就成人教育的内容来说,克鲁普斯卡娅在十月革命初期及以后与她的同志们先后开展了成人扫盲教育、工农成人教育、政治宣传及成人专业教育,极大地提高了成年人的文化水平、政治理论知识水平及专业修养。

克鲁普斯卡娅非常关心成人扫盲教育工作,自十月革命后她便参与了最初的扫盲教育工作,并从理论上对扫盲教育给予充分的说明。她认为,苏维埃教育应向人们提供一种广泛的职业教育。而在当时尤为重要的是向广大工人授予能使他们成为生产主人的广泛知识,即大规模地开展成人扫盲教育。为了系统指导这一工作,她于1938年将34篇有关文章结集出版,名为《扫除文盲》。
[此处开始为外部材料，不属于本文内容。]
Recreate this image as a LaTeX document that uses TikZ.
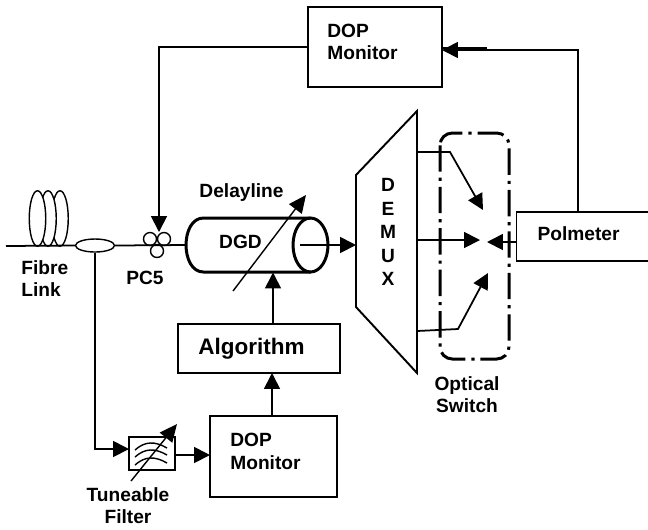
\documentclass[tikz,border=0pt]{standalone}
\usepackage{fontspec}
\setmainfont{Liberation Sans}
\usetikzlibrary{shapes.geometric, arrows.meta, positioning}

\begin{document}
\begin{tikzpicture}[
    x=0.02cm, y=-0.02cm,
    box/.style={rectangle, draw=black, line width=1.1pt, fill=white, inner sep=0pt},
    lab/.style={font=\bfseries\fontsize{10.9}{12.9}\selectfont, align=left, inner sep=0pt},
    fibre/.style={draw=black, line width=0.8pt, fill=white},
    line/.style={draw=black, line width=1pt},
    arr/.style={-{Triangle[length=9pt,width=9pt]}, line width=1pt},
    slash/.style={-{Triangle[length=10pt,width=9pt]}, line width=0.8pt},
]
\useasboundingbox (0,0) rectangle (648,529);

% boxes
\node[box, minimum width=2.68cm, minimum height=1.6cm] (topmon) at (375,47) {};
\node[box, minimum width=2.54cm, minimum height=1.62cm] (lowmon) at (273.5,456.5) {};
\node[box, minimum width=3.24cm, minimum height=0.98cm] (algo) at (259,348.5) {};
\node[box, minimum width=2.7cm, minimum height=0.98cm] (polm) at (584,236.5) {};
\node[box, minimum width=0.92cm, minimum height=0.66cm] (filter) at (152,453.5) {};

\node[lab, anchor=west] (topmonlab) at (327,42) {DOP\\Monitor};
\node[lab, anchor=west] (lowmonlab) at (230,451.5) {DOP\\Monitor};
\node[lab, font=\bfseries\fontsize{12.8}{15}\selectfont] (algolab) at (251.5,349) {Algorithm};
\node[lab] (polmlab) at (578.5,234) {Polmeter};

% fibre coil
\node[ellipse, fibre, minimum width=0.33cm, minimum height=1.11cm, inner sep=0pt] (coilc) at (60,218.5) {};
\node[ellipse, fibre, minimum width=0.33cm, minimum height=1.11cm, inner sep=0pt] (coilb) at (48,218.5) {};
\node[ellipse, fibre, minimum width=0.33cm, minimum height=1.11cm, inner sep=0pt] (coila) at (37.5,218.5) {};
\coordinate (fibrein) at (6,246);
\node[ellipse, fibre, minimum width=0.78cm, minimum height=0.26cm, inner sep=0pt] (coupler) at (95,245.5) {};
\draw[line] (fibrein) -- (coupler.west);
\node[lab, anchor=west] (fibrelab) at (21,278.5) {Fibre\\Link};

% PC5
\node[circle, fibre, minimum size=0.26cm, inner sep=0pt] (pca) at (150,239) {};
\node[circle, fibre, minimum size=0.26cm, inner sep=0pt] (pcb) at (164,239) {};
\node[circle, fibre, minimum size=0.26cm, inner sep=0pt] (pcc) at (157,251) {};
\node[lab] (pclab) at (145,278) {PC5};
\coordinate (pcin) at (159,232);

% delay line
\coordinate (dgdwest) at (186,245);
\draw[line] (coupler.east) -- (dgdwest);
\draw[line width=1.7pt] (310.5,218) -- (203.5,218) .. controls (180.2,218) and (180.2,272) .. (203.5,272) -- (310.5,272);
\node[ellipse, draw=black, line width=1.7pt, minimum width=0.7cm, minimum height=1.08cm, inner sep=0pt] (dgd) at (310.5,245) {};
\node[lab] (dgdlab) at (240.5,242) {DGD};
\node[lab] (delaylab) at (241.5,193) {Delayline};
\coordinate (delaya) at (233,291);
\coordinate (delayb) at (306,195);
\draw[slash] (delaya) -- (delayb);

% demux
\coordinate (dema) at (356,175);
\coordinate (demb) at (417,111);
\coordinate (demc) at (417,373);
\coordinate (demd) at (356,307);
\draw[line width=1.1pt, line join=miter] (dema) -- (demb) -- (demc) -- (demd) -- cycle;
\node[lab, align=center, font=\bfseries\fontsize{10.9}{13.4}\selectfont] (demlab) at (388,232) {D\\E\\M\\U\\X};
\coordinate (dgdout) at (300,245);
\coordinate (demin) at (356,245);
\draw[arr] (dgdout) -- (demin);

% switch
\coordinate (swa) at (440,133);
\coordinate (swb) at (509,359);
\draw[line width=1.7pt, rounded corners=7pt, dash pattern=on 15pt off 3.4pt on 1.8pt off 3.4pt] (swa) rectangle (swb);
\node[lab, align=center] (swlab) at (467,394.5) {Optical\\Switch};

\coordinate (outa) at (417,152);
\coordinate (benda) at (450,152);
\coordinate (tipa) at (483,210);
\coordinate (outb) at (417,240);
\coordinate (tipb) at (480,240);
\coordinate (outc) at (417,331);
\coordinate (bendc) at (458,329);
\coordinate (tipc) at (488,273);
\coordinate (polin) at (517,242);
\coordinate (polout) at (487,242);
\draw[arr] (outa) -- (benda) -- (tipa);
\draw[arr] (outb) -- (tipb);
\draw[arr] (outc) -- (bendc) -- (tipc);
\draw[arr] (polin) -- (polout);

% feedback
\coordinate (polup) at (578,212);
\coordinate (topcor) at (578,50);
\coordinate (topin) at (442,50);
\coordinate (stub) at (487,48);
\coordinate (topinb) at (442,48);
\draw[arr] (polup) -- (topcor) -- (topin);
\draw[line] (stub) -- (topinb);
\draw[arr] (topmon.west) -| (pcin);

% lower branch
\coordinate (filin) at (129,449);
\coordinate (filout) at (175,455);
\coordinate (monin) at (210,455);
\draw[arr] (coupler.south) |- (filin);
\draw[arr] (filout) -- (monin);
\coordinate (lowup) at (272,416);
\coordinate (algodown) at (272,373);
\draw[arr] (lowup) -- (algodown);
\coordinate (algoup) at (273,324);
\coordinate (dgdin) at (273,272.5);
\draw[arr] (algoup) -- (dgdin);

% filter
\foreach \yy in {0,7,15}{
  \draw[line width=0.8pt] (135,450+\yy) .. controls (145,441+\yy) and (155,441+\yy) .. (167,448+\yy);
}
\coordinate (fila) at (131,481);
\coordinate (filb) at (177,424);
\draw[slash] (fila) -- (filb);
\node[lab, align=center] (fillab) at (128,505.5) {Tuneable\\Filter};

\end{tikzpicture}
\end{document}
在很多情况下,成人扫盲教育是与工农成人教育及政治宣传结合起来进行的。即把成人的扫盲与俄罗斯苏维埃社会主义共和国宪法的宣传、与苏维埃制度的宣讲、与一定政治建设任务的鼓动互相结合起来。这在1920年末克鲁普斯卡娅出任政治教育总委员会领导人后表现得更为明显。在克鲁普斯卡娅参与起草的关于《政治教育总委员会和党的宣传鼓动任务》的文件中,就政治教育总委员会的工作重点做出这样的规定:“政治教育总委员会及其各机关的工作重点应当放在对非党群众的宣传鼓动和文化教育工作上,同时,政治教育总委员会的工作人员和力量也应当尽量用于提高党员的觉悟水平(党校、政治常识学校等)。”[17]自此以后,政治教育总委员会通过不同的成人教育方式及报纸杂志开展了形式多样、丰富多彩的成人教育活动。
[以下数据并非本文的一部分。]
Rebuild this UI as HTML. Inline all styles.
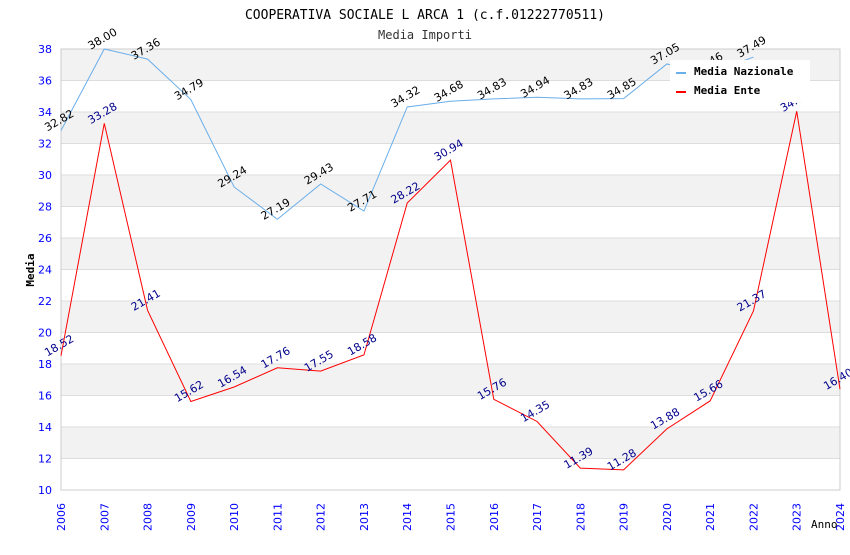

根据苏维埃联邦工业化水平不断提高及国民经济技术改造逐步深化的现实要求,克鲁普斯卡娅还提出要借助成人教育加强普通教育和综合技术教育,尤其要对那些被提拔到领导岗位的干部开展具有针对性的专业教育工作,切实提高这部分人的科学文化水平、政治觉悟及视野、专业技能素质及组织管理能力。

克鲁普斯卡娅深知成人学习既需要政府及有关教育机构的支持与帮助,同时更要求个人掌握正确的学习方法及坚持不懈的学习精神。因而她从20世纪二三十年代起便先后发表了《组织自学》《农民青年自学问题》《自学在政治教育工作系统中的地位》《学校与自学》等一系列专门论述自学的文章,以向广大志在自学、追求进步的成年人提供具体的指导与帮助。
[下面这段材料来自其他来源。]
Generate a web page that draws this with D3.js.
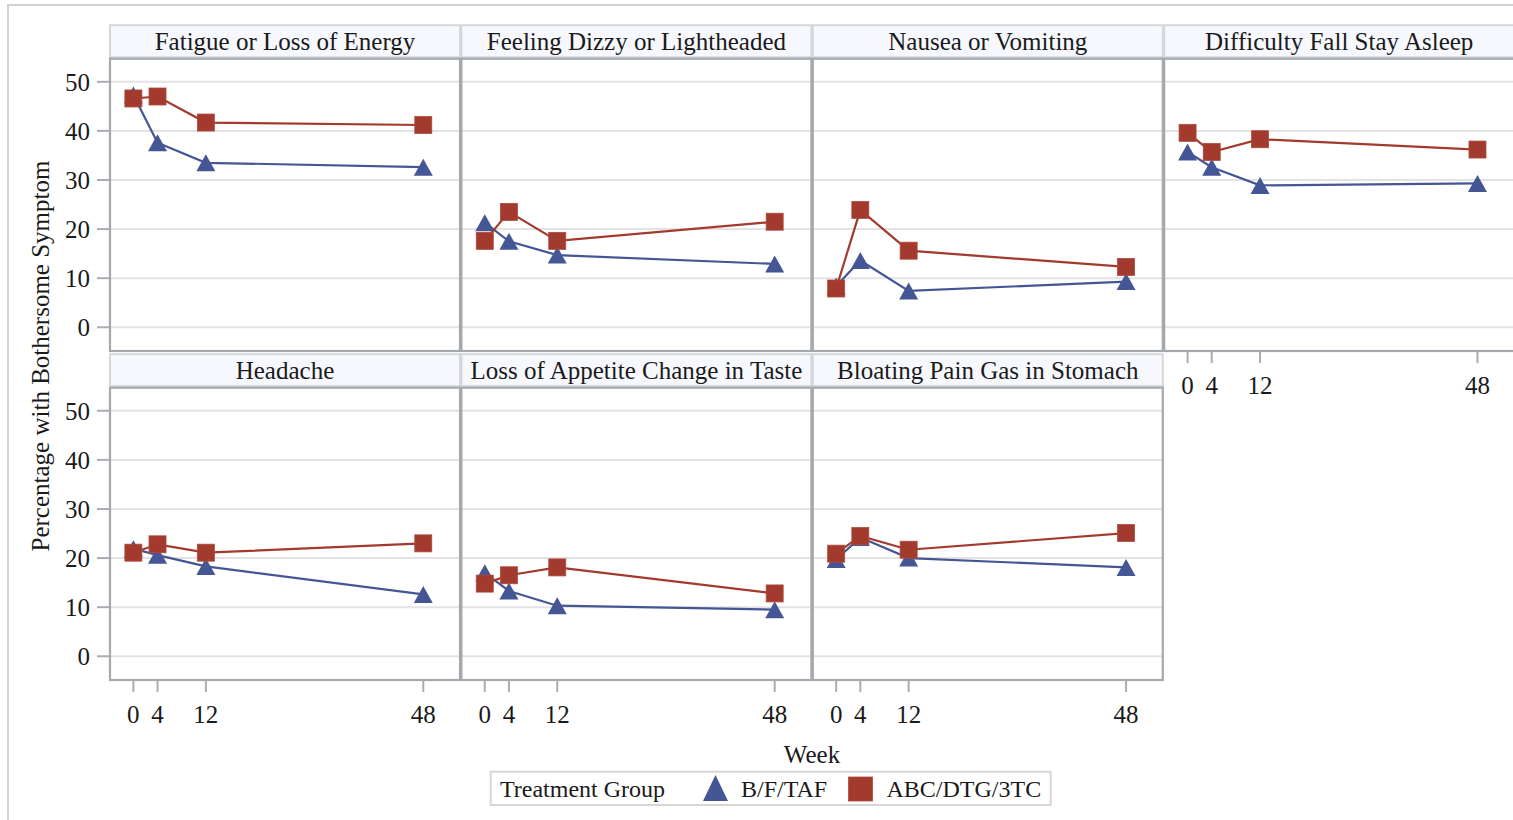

作为一位终生致力于以人类的全部文化财富和教育智慧提高苏联人民的整体国民素质、为社会主义及共产主义事业造就全面发展的人才为奋斗目标的伟大教育家,克鲁普斯卡娅在长期的教育实践及理论探索中,始终以马克思主义经典作家有关教育问题的光辉论述为依据,就国民教育与民主的关系、教育与生产劳动相结合、劳动教育、综合技术教育、年青一代的政治思想教育等问题进行了深入的思考,极大地丰富了马克思主义的教育理论宝库。而且,克鲁普斯卡娅还亲自参与了十月革命后苏联教育的大变革与大发展实践,并担负了领导职责。苏联在很短的时间内就取得了扫除文盲、普及初等教育、大力发展中等及高等教育、建成广泛的成人教育体系等巨大成就,这是与她的辛劳和有力指导分不开的。所有这一切均说明,克鲁普斯卡娅无论就教育理论探讨,抑或是教育实践发展领域而言,均为苏联教育事业的发展做出了巨大而重要的贡献。与这些贡献相比,克鲁普斯卡娅在教育领导工作中所出现的一些失误,比如,在20世纪20年代推行综合教学影响了学生对系统知识的学习与掌握,便显得微不足道了。况且,她本人也在后来注意到这一问题并修正了自己的一些观点。